Performance and Results

The data from the 10 random seed trials is striking, demonstrating superior performance in complex locomotion tasks.

Benchmark Performance

Swimmer: RVI-SAC matched the performance of the most ambitious (yet notoriously unstable) traditional discount settings.
Ant, Walker2d, and Humanoid: RVI-SAC outperformed the industry-standard "Soft Actor-Critic" (SAC) algorithm in these high-intensity benchmarks.

The Path Forward and Current Limitations

While a major breakthrough, the path to perfectly tireless robots still has hurdles. The researchers openly discuss the current boundaries of their work.

Areas for Future Research

Theoretical Proof: The team proved their math holds up in simple "tabular" settings, but a full theoretical proof for more complex, non-linear neural networks is deferred to future work.
New Environments: While the algorithm mastered the MuJoCo locomotion tasks, its performance in pixel-based environments or discrete-action tasks remains an open question for the next generation of researchers.

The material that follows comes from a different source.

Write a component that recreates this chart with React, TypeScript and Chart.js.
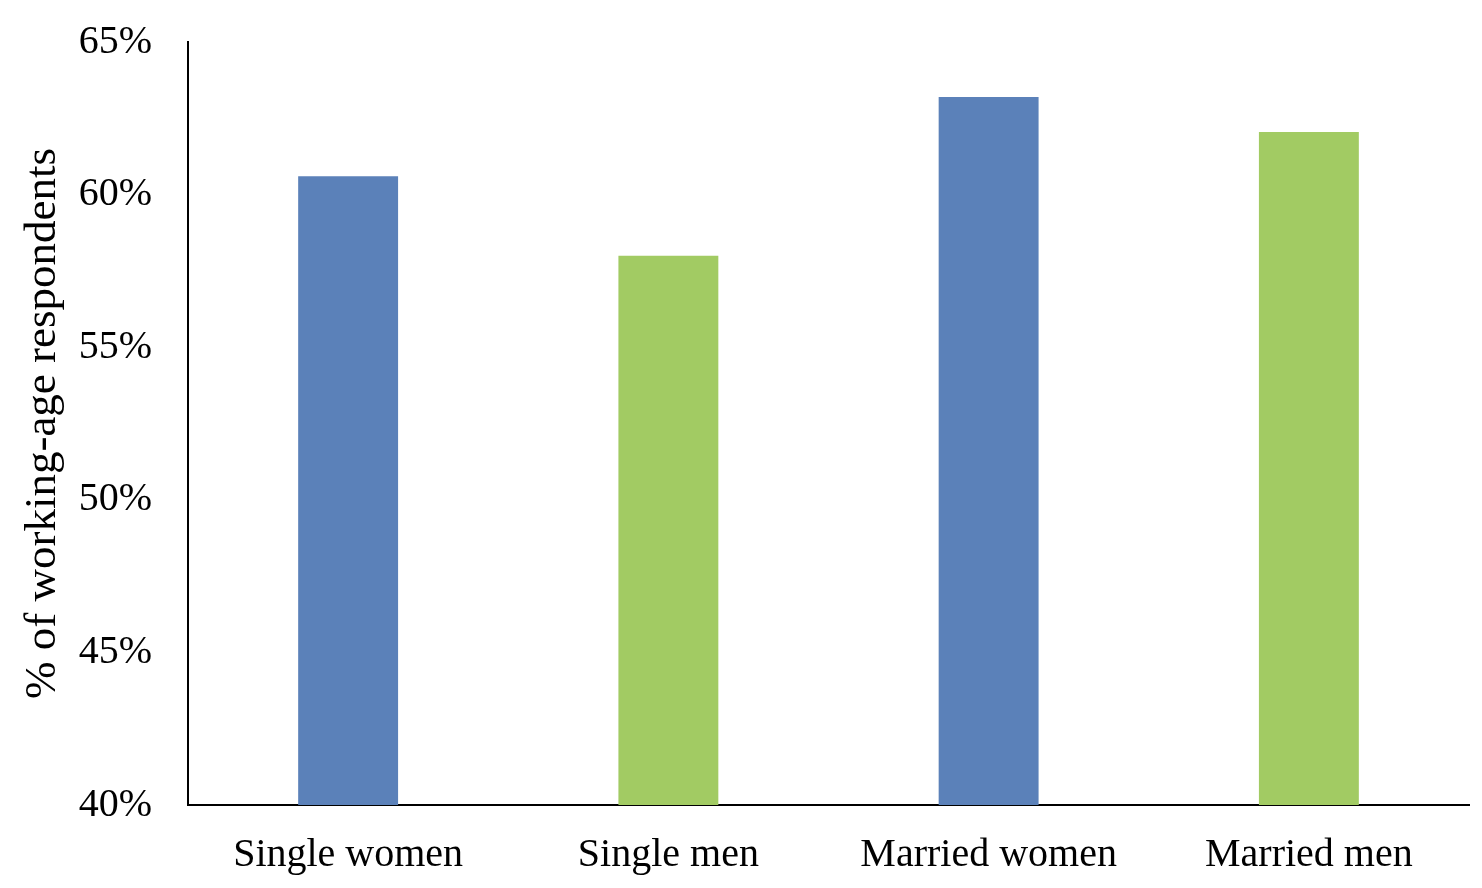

Key Takeaway: As the authors noted, "while traditional SAC using a discount rate may be significantly impacted by the choice of discount rate, RVI-SAC using the average reward resolves this issue." This marks a significant step toward creating stable, long-term thinkers in the world of autonomous machines.

Reference: RVI-SAC: Average Reward Off-Policy Deep Reinforcement Learning. Yukinari Hisaki and Isao Ono. Tokyo Institute of Technology. Proceedings of the 41st International Conference on Machine Learning (ICML) 2024.